• What the task requires: The material below has pictures in it. Set down only the lines from the line containing "Write the seaborn" through the line containing "from matplotlib.patches import Rectangle", word for word, and leave the pictures behind.

═══ Entries provided ═══

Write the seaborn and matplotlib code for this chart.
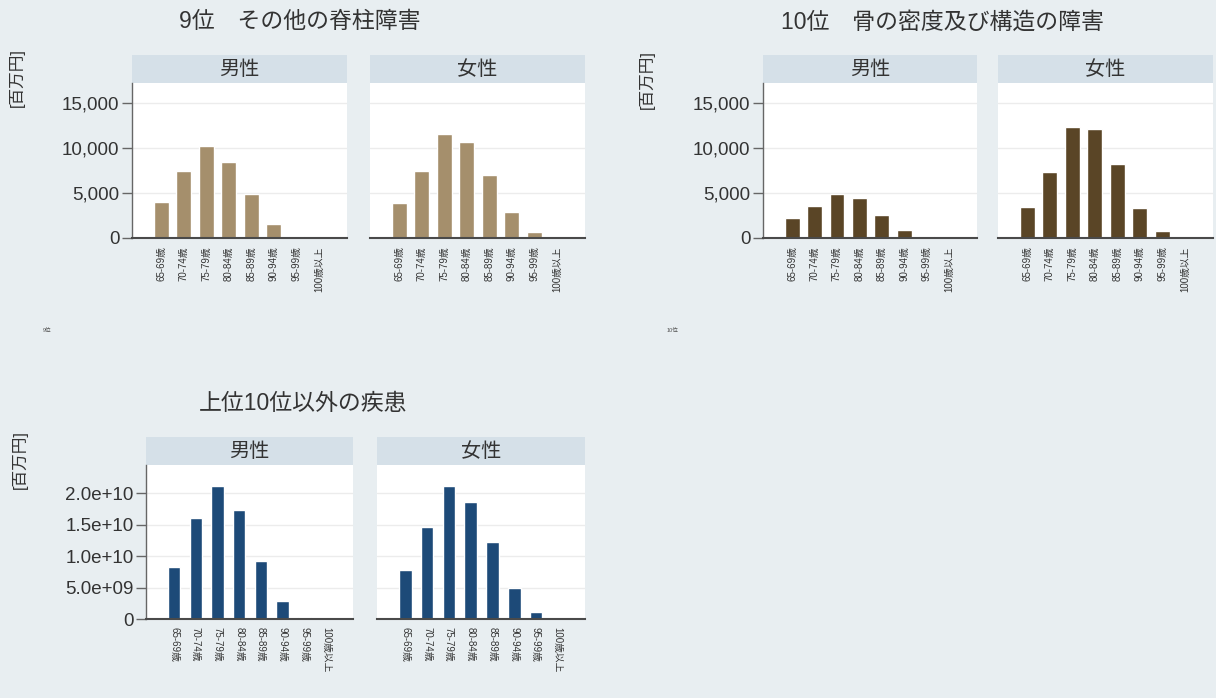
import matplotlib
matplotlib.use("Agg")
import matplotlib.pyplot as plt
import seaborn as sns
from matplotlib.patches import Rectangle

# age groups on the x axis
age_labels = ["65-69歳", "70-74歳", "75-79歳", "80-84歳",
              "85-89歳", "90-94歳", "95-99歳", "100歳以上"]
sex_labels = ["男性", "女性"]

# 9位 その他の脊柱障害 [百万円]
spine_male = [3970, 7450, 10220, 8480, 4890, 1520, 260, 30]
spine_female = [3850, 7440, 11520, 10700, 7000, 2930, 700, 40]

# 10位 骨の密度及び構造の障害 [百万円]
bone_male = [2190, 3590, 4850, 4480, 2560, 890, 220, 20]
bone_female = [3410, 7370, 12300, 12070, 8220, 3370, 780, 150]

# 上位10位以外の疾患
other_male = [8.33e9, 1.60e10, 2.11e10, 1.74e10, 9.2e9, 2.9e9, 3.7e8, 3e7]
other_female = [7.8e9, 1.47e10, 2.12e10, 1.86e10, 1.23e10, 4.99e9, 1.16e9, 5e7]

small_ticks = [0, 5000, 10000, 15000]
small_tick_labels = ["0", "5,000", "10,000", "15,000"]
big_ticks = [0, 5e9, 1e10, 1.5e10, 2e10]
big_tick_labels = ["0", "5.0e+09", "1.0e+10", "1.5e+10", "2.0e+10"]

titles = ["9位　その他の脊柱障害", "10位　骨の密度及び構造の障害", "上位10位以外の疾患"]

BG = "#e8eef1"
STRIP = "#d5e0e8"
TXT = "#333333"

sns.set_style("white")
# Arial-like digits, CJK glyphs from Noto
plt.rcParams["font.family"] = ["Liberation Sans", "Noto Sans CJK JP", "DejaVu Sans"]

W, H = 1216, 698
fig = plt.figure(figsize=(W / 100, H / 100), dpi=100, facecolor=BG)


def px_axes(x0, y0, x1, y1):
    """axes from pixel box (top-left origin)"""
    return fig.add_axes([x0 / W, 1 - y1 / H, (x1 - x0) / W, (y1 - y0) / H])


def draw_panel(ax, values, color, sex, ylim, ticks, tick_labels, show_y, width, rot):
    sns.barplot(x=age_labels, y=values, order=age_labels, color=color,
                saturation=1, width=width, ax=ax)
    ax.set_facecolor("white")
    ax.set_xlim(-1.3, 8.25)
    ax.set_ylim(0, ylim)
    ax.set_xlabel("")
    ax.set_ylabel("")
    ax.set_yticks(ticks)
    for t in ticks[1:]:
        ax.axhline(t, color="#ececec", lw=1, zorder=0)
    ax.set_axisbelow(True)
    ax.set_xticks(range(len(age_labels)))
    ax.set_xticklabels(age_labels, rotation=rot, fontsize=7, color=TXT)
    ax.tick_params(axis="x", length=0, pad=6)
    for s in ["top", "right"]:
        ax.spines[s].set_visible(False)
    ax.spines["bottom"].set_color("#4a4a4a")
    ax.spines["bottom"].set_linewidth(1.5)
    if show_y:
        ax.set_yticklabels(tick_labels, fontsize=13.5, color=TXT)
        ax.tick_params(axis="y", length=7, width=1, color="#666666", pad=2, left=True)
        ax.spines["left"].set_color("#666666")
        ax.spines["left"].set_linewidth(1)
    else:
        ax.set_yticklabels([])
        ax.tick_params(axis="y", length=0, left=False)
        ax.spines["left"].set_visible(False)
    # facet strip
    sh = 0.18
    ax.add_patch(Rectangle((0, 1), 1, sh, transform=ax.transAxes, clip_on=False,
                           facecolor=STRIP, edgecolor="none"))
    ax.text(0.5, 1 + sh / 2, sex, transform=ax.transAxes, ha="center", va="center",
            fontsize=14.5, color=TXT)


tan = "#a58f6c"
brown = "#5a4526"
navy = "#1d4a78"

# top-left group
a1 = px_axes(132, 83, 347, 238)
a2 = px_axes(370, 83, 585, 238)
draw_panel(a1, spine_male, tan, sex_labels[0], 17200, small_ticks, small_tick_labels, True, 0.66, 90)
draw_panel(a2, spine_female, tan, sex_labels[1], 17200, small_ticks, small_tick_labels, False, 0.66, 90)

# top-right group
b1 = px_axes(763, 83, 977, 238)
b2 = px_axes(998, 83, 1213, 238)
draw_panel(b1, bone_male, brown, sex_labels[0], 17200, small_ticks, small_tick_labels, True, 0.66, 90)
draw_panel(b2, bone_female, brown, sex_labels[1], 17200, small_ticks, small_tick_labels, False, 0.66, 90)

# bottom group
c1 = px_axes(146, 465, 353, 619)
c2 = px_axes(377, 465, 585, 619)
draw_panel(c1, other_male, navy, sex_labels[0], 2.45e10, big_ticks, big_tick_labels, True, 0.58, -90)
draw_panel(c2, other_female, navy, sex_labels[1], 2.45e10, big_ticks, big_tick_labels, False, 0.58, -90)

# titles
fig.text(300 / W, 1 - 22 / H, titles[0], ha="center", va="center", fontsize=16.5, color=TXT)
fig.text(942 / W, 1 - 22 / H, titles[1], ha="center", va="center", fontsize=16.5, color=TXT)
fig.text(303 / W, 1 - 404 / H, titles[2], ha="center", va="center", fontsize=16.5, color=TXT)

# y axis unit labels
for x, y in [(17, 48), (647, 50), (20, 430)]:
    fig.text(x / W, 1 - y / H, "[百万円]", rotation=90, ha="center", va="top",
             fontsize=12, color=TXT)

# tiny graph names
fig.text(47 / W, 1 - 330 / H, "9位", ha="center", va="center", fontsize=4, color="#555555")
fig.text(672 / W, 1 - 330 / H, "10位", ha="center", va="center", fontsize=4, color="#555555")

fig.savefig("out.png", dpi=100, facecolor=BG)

═══
═══ Entries provided ═══

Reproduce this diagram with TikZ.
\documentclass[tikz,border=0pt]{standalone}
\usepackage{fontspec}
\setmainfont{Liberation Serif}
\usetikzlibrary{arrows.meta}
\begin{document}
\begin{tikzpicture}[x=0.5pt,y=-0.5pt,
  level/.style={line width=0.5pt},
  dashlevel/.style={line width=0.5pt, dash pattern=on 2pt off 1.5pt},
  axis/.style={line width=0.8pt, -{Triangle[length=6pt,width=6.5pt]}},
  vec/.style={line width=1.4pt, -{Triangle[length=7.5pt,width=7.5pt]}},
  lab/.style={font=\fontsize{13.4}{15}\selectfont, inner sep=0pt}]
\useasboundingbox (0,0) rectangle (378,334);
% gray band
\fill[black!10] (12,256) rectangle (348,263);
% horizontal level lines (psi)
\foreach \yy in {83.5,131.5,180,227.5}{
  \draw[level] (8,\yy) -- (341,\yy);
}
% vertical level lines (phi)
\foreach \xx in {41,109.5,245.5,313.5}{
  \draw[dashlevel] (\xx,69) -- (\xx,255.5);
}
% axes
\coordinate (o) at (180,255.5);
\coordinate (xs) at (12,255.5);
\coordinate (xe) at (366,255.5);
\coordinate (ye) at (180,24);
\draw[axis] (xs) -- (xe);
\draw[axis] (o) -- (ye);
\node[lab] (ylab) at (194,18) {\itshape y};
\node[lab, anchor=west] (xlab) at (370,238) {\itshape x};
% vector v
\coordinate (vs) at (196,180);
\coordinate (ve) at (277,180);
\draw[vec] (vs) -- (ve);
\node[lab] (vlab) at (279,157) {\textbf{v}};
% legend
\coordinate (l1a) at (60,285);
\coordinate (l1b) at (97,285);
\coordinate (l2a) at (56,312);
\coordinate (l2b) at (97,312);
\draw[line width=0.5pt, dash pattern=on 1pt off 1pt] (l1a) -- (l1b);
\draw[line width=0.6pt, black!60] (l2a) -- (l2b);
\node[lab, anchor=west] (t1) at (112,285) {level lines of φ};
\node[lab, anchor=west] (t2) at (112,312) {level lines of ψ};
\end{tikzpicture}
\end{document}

═══

• The result:
Write the seaborn and matplotlib code for this chart.
import matplotlib
matplotlib.use("Agg")
import matplotlib.pyplot as plt
import seaborn as sns
from matplotlib.patches import Rectangle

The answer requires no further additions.